Records:
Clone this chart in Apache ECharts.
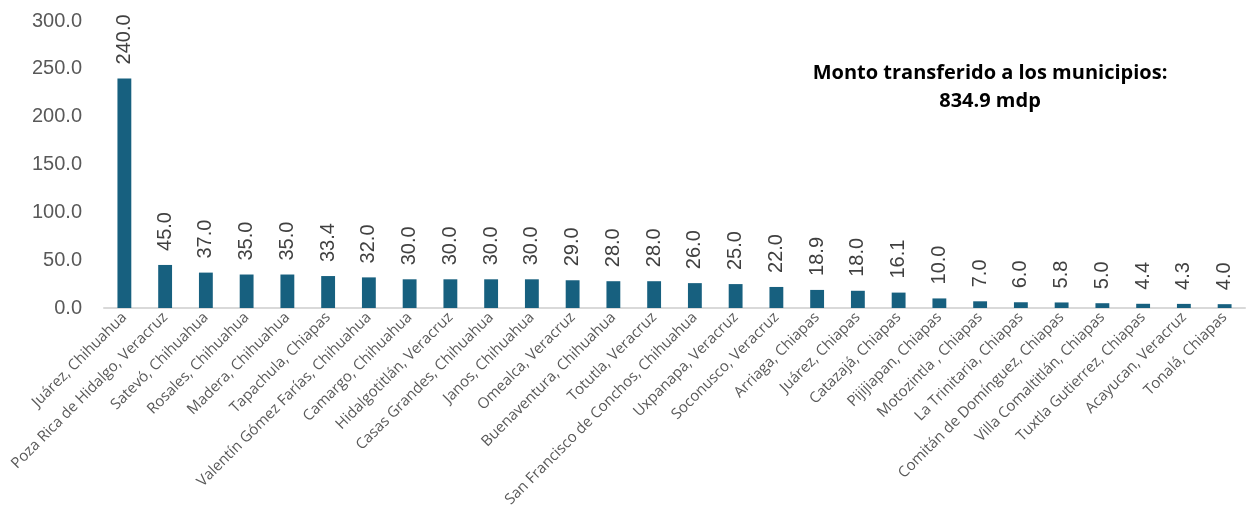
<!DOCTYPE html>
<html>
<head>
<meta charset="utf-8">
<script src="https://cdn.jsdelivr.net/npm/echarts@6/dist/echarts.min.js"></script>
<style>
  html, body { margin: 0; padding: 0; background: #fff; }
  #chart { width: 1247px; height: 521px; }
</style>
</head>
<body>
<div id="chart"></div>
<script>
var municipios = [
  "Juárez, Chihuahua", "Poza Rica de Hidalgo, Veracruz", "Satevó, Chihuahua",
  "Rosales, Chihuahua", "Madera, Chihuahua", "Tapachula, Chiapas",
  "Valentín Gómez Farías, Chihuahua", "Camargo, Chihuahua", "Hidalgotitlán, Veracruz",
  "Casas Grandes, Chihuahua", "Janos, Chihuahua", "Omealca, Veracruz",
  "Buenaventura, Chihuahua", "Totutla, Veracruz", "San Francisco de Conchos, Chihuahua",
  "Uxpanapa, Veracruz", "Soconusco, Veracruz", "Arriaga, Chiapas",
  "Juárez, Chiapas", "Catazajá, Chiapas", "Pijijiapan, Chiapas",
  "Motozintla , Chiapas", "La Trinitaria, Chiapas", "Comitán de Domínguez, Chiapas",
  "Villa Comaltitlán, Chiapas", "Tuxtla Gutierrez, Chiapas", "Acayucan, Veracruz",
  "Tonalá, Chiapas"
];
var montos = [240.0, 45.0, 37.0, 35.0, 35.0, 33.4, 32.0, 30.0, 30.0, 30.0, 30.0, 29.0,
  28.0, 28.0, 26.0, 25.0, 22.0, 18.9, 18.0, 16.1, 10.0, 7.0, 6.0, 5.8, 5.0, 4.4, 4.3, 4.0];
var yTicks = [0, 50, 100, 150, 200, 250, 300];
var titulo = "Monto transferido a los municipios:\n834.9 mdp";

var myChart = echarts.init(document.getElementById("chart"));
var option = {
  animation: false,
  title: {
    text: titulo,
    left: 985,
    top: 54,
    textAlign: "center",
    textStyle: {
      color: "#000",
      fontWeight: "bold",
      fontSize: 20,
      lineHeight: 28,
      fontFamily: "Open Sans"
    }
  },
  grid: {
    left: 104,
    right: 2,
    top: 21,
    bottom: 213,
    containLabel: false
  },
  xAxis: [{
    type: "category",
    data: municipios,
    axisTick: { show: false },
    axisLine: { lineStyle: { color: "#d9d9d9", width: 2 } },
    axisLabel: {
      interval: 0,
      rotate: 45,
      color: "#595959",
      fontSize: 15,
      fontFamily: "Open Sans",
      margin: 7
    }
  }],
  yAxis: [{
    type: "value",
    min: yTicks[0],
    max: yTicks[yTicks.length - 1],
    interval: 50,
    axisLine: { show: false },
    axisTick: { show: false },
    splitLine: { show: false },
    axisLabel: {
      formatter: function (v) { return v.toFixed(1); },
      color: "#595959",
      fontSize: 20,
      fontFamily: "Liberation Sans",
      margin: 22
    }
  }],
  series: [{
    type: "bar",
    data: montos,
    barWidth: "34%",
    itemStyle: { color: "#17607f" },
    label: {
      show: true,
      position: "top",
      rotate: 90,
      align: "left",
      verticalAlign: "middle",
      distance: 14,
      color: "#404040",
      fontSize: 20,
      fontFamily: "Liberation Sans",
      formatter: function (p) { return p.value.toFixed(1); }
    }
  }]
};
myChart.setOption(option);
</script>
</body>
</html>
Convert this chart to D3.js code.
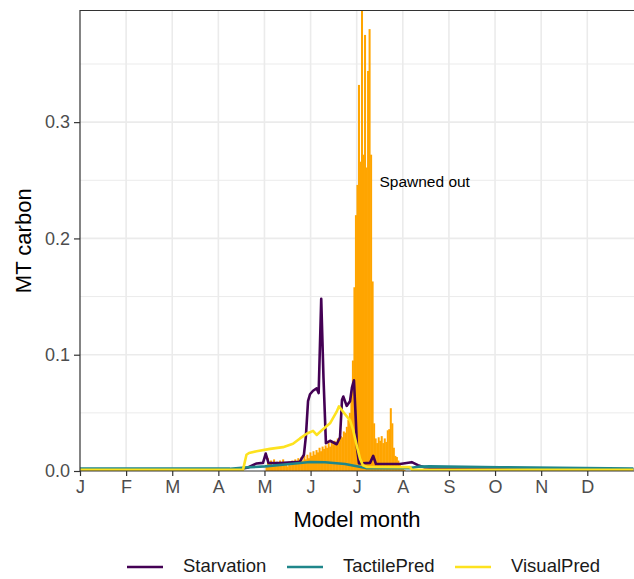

Exercise requirements: Repeat the records above exactly, leaving out any pictures they contain.

Solution for this problem:
Clone this chart in Apache ECharts.
<!DOCTYPE html>
<html>
<head>
<meta charset="utf-8">
<script src="https://cdn.jsdelivr.net/npm/echarts@6/dist/echarts.min.js"></script>
<style>
  html, body { margin: 0; padding: 0; background: #fff; }
  #chart { width: 1247px; height: 521px; }
</style>
</head>
<body>
<div id="chart"></div>
<script>
var municipios = [
  "Juárez, Chihuahua", "Poza Rica de Hidalgo, Veracruz", "Satevó, Chihuahua",
  "Rosales, Chihuahua", "Madera, Chihuahua", "Tapachula, Chiapas",
  "Valentín Gómez Farías, Chihuahua", "Camargo, Chihuahua", "Hidalgotitlán, Veracruz",
  "Casas Grandes, Chihuahua", "Janos, Chihuahua", "Omealca, Veracruz",
  "Buenaventura, Chihuahua", "Totutla, Veracruz", "San Francisco de Conchos, Chihuahua",
  "Uxpanapa, Veracruz", "Soconusco, Veracruz", "Arriaga, Chiapas",
  "Juárez, Chiapas", "Catazajá, Chiapas", "Pijijiapan, Chiapas",
  "Motozintla , Chiapas", "La Trinitaria, Chiapas", "Comitán de Domínguez, Chiapas",
  "Villa Comaltitlán, Chiapas", "Tuxtla Gutierrez, Chiapas", "Acayucan, Veracruz",
  "Tonalá, Chiapas"
];
var montos = [240.0, 45.0, 37.0, 35.0, 35.0, 33.4, 32.0, 30.0, 30.0, 30.0, 30.0, 29.0,
  28.0, 28.0, 26.0, 25.0, 22.0, 18.9, 18.0, 16.1, 10.0, 7.0, 6.0, 5.8, 5.0, 4.4, 4.3, 4.0];
var yTicks = [0, 50, 100, 150, 200, 250, 300];
var titulo = "Monto transferido a los municipios:\n834.9 mdp";

var myChart = echarts.init(document.getElementById("chart"));
var option = {
  animation: false,
  title: {
    text: titulo,
    left: 985,
    top: 54,
    textAlign: "center",
    textStyle: {
      color: "#000",
      fontWeight: "bold",
      fontSize: 20,
      lineHeight: 28,
      fontFamily: "Open Sans"
    }
  },
  grid: {
    left: 104,
    right: 2,
    top: 21,
    bottom: 213,
    containLabel: false
  },
  xAxis: [{
    type: "category",
    data: municipios,
    axisTick: { show: false },
    axisLine: { lineStyle: { color: "#d9d9d9", width: 2 } },
    axisLabel: {
      interval: 0,
      rotate: 45,
      color: "#595959",
      fontSize: 15,
      fontFamily: "Open Sans",
      margin: 7
    }
  }],
  yAxis: [{
    type: "value",
    min: yTicks[0],
    max: yTicks[yTicks.length - 1],
    interval: 50,
    axisLine: { show: false },
    axisTick: { show: false },
    splitLine: { show: false },
    axisLabel: {
      formatter: function (v) { return v.toFixed(1); },
      color: "#595959",
      fontSize: 20,
      fontFamily: "Liberation Sans",
      margin: 22
    }
  }],
  series: [{
    type: "bar",
    data: montos,
    barWidth: "34%",
    itemStyle: { color: "#17607f" },
    label: {
      show: true,
      position: "top",
      rotate: 90,
      align: "left",
      verticalAlign: "middle",
      distance: 14,
      color: "#404040",
      fontSize: 20,
      fontFamily: "Liberation Sans",
      formatter: function (p) { return p.value.toFixed(1); }
    }
  }]
};
myChart.setOption(option);
</script>
</body>
</html>
Convert this chart to D3.js code.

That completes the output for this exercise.